Similarly, the bank's coverage metrics have improved significantly to 194% as of December 2013, from 60% as of December 2009. At these levels, BAB's coverage metrics compare favourably to local and global peers. While the bank's rapid growth may pressure the bank's risk management and associated underwriting infrastructure, we nonetheless expect asset quality to remain solid going forward - particularly given the strong operating environment in KSA.

-- SOLID CAPITALIZATION METRICS UNDERPINNED BY STRONG PROFITABILITY METRICS AND ASSOCIATED PROFIT RETENTION

As a result of the bank's strong income base (financing and fees and commissions) and very low overall funding cost (0.10% compared to 0.50% KSA average), BAB displays good profit margins (2.8% as of year-end 2013) with commensurate net profits. The bank's net income to risk weighted assets (RWAs) of 2.3% is higher than the 1.4% median of global banks with baa2 BCAs.

This strong profitability, coupled with 100% profit retention, underpins the bank's solid capitalisation levels with a reported Tier1 ratio under Basel III standards at 16% as of December 2013. At 16% the bank's Tier 1 ratio, compares favourably to both the KSA average of 15.7% and the 12.6% median of global banks with baa2 BCA. Going forward, despite the high asset growth, we expect the bank to maintain its profit retention rate and hence internally generate the capital needed to maintain its Tier 1 ratio around current levels.

-- WEAK EFFICIENCY METRICS AND KEY PERSONNEL RISKS

Although on a declining trend, BAB's 53% cost-to-income ratio remains high when compared to the KSA average of around 35% for the year 2013. With the near completion of its branch network expansion programme and an increase in productivity from existing branches, we expect continued top-line growth and expense ratio declines. This will further support reductions in BAB's cost-to-income ratio.
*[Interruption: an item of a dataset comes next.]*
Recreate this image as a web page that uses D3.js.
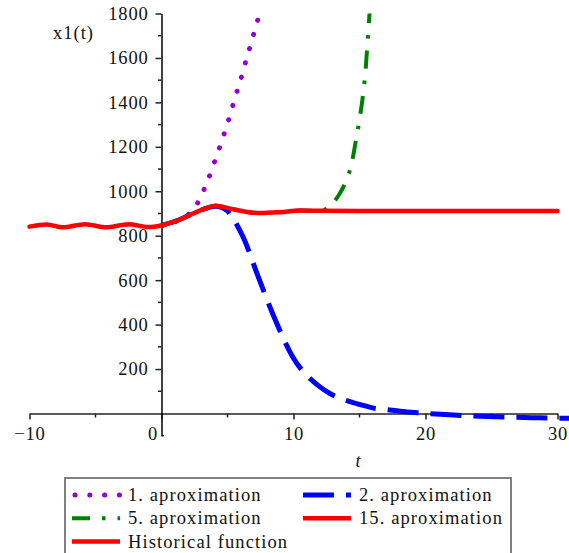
<!DOCTYPE html>
<html>
<head>
<meta charset="utf-8">
<script src="https://cdn.jsdelivr.net/npm/d3@7"></script>
<style>
  body { margin: 0; background: #fff; }
</style>
</head>
<body>
<script>
var svgWidth = 569;
var svgHeight = 553;

// historical function, t in [-10, 0]
var histT = [-10, -8.7, -7.5, -5.8, -4.2, -2.5, -1, 0];
var histV = [841, 851, 838, 852, 838, 852, 839, 846];

// 15. aproximation
var ap15T = [0, 1.4, 2.4, 3.2, 4.1, 5.2, 6.45, 7.5, 9, 10.5, 12, 15, 20, 25, 30];
var ap15V = [846, 873, 900, 920, 935, 922, 907, 902, 906, 913, 912, 911, 911, 911, 911];

// 1. aproximation
var ap1T = [0, 1, 2, 2.84, 3.3, 3.72, 4.1, 4.48, 4.83, 5.17, 5.49, 5.82, 6.15, 6.45, 6.78, 7.08, 7.4, 7.7];
var ap1V = [846, 862, 893, 958, 1019, 1082, 1147, 1210, 1274, 1338, 1404, 1469, 1533, 1599, 1664, 1728, 1794, 1860];

// 2. aproximation
var ap2T = [0, 1.4, 2.4, 3.2, 4.1, 4.94, 5.5, 6.2, 7.33, 8.52, 9.91, 11.93, 12.76, 13.9, 15.04, 16.17, 17.08, 18.07, 19.43, 21.5, 23.5, 25.9, 28.1, 30, 31];
var ap2V = [846, 873, 900, 920, 933, 914, 870, 792, 615, 435, 258, 123, 90, 61, 40, 23, 17, 10, 3, -5, -11, -16, -19, -21, -21];

// 5. aproximation
var ap5T = [0, 1.4, 2.4, 3.2, 4.1, 5.2, 6.45, 7.5, 9, 10.5, 12, 12.5, 12.89, 13.4, 13.9, 14.41, 14.73, 15.04, 15.29, 15.47, 15.59, 15.72, 15.85];
var ap5V = [846, 873, 900, 920, 935, 922, 907, 902, 906, 913, 912, 922, 942, 980, 1035, 1127, 1229, 1337, 1446, 1551, 1656, 1764, 1880];

var xTicks = [-10, 0, 10, 20, 30];
var xMinor = [-5, 5, 15, 25];
var yTicks = [200, 400, 600, 800, 1000, 1200, 1400, 1600, 1800];
var yMinor = [100, 300, 500, 700, 900, 1100, 1300, 1500, 1700];

var legendLabels = ["1. aproximation", "2. aproximation", "5. aproximation", "15. aproximation", "Historical function"];
var legendColors = ["#9400d3", "#0000ff", "#008000", "#ff0000", "#ff0000"];

var serif = "'Liberation Serif', 'Times New Roman', Times, serif";
var fontSize = "18.5px";

var svg = d3.select("body").append("svg")
  .attr("width", svgWidth)
  .attr("height", svgHeight);

var x = d3.scaleLinear().domain([-10, 30]).range([29.5, 557.5]);
var y = d3.scaleLinear().domain([-100, 1800]).range([435.7, 13.5]);

// clip curves at top of view
svg.append("clipPath").attr("id", "clip")
  .append("rect")
  .attr("x", 0).attr("y", y(1800))
  .attr("width", svgWidth).attr("height", svgHeight);

function styleText(sel, spacing) {
  sel.attr("font-family", null)
    .style("font-family", serif)
    .style("font-size", fontSize)
    .style("letter-spacing", spacing)
    .attr("fill", "#111");
}

// x axis
var xAxis = svg.append("g")
  .attr("transform", `translate(0, ${y(0)})`)
  .call(d3.axisBottom(x)
    .tickValues(xTicks)
    .tickSize(6)
    .tickSizeOuter(0)
    .tickPadding(7)
    .tickFormat(d => d < 0 ? "\u2212" + Math.abs(d) : d));
xAxis.attr("font-family", null);
styleText(xAxis.selectAll("text"), "0.8px");
xAxis.selectAll("text").filter(d => d === 0).attr("x", -9);
xAxis.selectAll(".tick line").attr("stroke", "#222").attr("stroke-width", 1.5);
xAxis.select(".domain").attr("stroke", "#222").attr("stroke-width", 1.6);
xAxis.selectAll(".minor")
  .data(xMinor)
  .enter()
  .append("line")
  .attr("x1", d => x(d)).attr("x2", d => x(d))
  .attr("y1", 0).attr("y2", 4)
  .attr("stroke", "#222").attr("stroke-width", 1.5);

// y axis
var yAxis = svg.append("g")
  .attr("transform", `translate(${x(0)}, 0)`)
  .call(d3.axisLeft(y)
    .tickValues(yTicks)
    .tickSize(6)
    .tickSizeOuter(0)
    .tickPadding(7)
    .tickFormat(d3.format("d")));
yAxis.attr("font-family", null);
styleText(yAxis.selectAll("text"), "0.8px");
yAxis.selectAll(".tick line").attr("stroke", "#222").attr("stroke-width", 1.5);
yAxis.select(".domain").attr("stroke", "#111").attr("stroke-width", 1.6);
yAxis.selectAll(".minor")
  .data(yMinor)
  .enter()
  .append("line")
  .attr("x1", -3.5).attr("x2", 0)
  .attr("y1", d => y(d)).attr("y2", d => y(d))
  .attr("stroke", "#222").attr("stroke-width", 1.5);
yAxis.append("line")
  .attr("x1", 0).attr("x2", 2.5)
  .attr("y1", y(-100)).attr("y2", y(-100))
  .attr("stroke", "#222").attr("stroke-width", 1.5);

// axis labels
styleText(svg.append("text")
  .attr("x", 53).attr("y", 39)
  .text("x1(t)"), "1px");
styleText(svg.append("text")
  .attr("x", 358).attr("y", 467)
  .attr("text-anchor", "middle")
  .style("font-style", "italic")
  .text("t"), "0px");

// curves
var line = d3.line()
  .x(d => x(d[0]))
  .y(d => y(d[1]))
  .curve(d3.curveMonotoneX);

function zip(ts, vs) {
  return ts.map((t, i) => [t, vs[i]]);
}

var series = [
  { pts: zip(ap1T, ap1V), color: legendColors[0], width: 5, dash: "0.1,14.7", cap: "round" },
  { pts: zip(ap2T, ap2V), color: legendColors[1], width: 5, dash: "31,12", cap: "butt" },
  { pts: zip(ap5T, ap5V), color: legendColors[2], width: 4, dash: "18,12,3.5,12", cap: "butt" },
  { pts: zip(ap15T, ap15V), color: legendColors[3], width: 4.5, dash: null, cap: "round" },
  { pts: zip(histT, histV), color: legendColors[4], width: 4.5, dash: null, cap: "round" }
];

var curves = svg.append("g").attr("clip-path", "url(#clip)");
curves.selectAll("path")
  .data(series)
  .enter()
  .append("path")
  .attr("d", d => line(d.pts))
  .attr("fill", "none")
  .attr("stroke", d => d.color)
  .attr("stroke-width", d => d.width)
  .attr("stroke-dasharray", d => d.dash)
  .attr("stroke-linecap", d => d.cap)
  .attr("stroke-linejoin", "round");

// legend
var legend = svg.append("g");
legend.append("rect")
  .attr("x", 65).attr("y", 478)
  .attr("width", 446).attr("height", 100)
  .attr("fill", "none")
  .attr("stroke", "#808080")
  .attr("stroke-width", 2);

var items = legend.selectAll(".item")
  .data(series)
  .enter()
  .append("g")
  .attr("transform", (d, i) => `translate(${i % 2 === 0 ? 72 : 303}, ${495 + Math.floor(i / 2) * 23.3})`);
items.append("line")
  .attr("x1", (d, i) => i === 0 ? 3 : 0)
  .attr("x2", 48)
  .attr("y1", 0).attr("y2", 0)
  .attr("stroke", d => d.color)
  .attr("stroke-width", d => d.width)
  .attr("stroke-dasharray", d => d.dash)
  .attr("stroke-linecap", d => d.cap === "round" && d.dash ? "round" : "butt");
styleText(items.append("text")
  .attr("x", 56)
  .attr("y", 6)
  .text((d, i) => legendLabels[i]), "1.1px");
</script>
</body>
</html>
Since the losses suffered in 2009 (primarily driven by the provisioning related to two distressed large Saudi conglomerates) the bank appointed a new CEO who has brought in new senior management and driven the transformation process. However, we consider that the bank still remains highly dependent on the CEO for strategic direction despite ongoing steps to create an additional executive management structure. Such efforts while positive will take time to implement and integrate into the bank's operating culture.

-- SUPPORT ASSUMPTIONS

BAB's A2 deposit rating benefits from a three-notch uplift from its baa2 BCA. This reflects Moody's assessment of a very high likelihood of systemic (government) support in case of need. This is based on the Saudi government's strong track record of supporting banks in times of stress.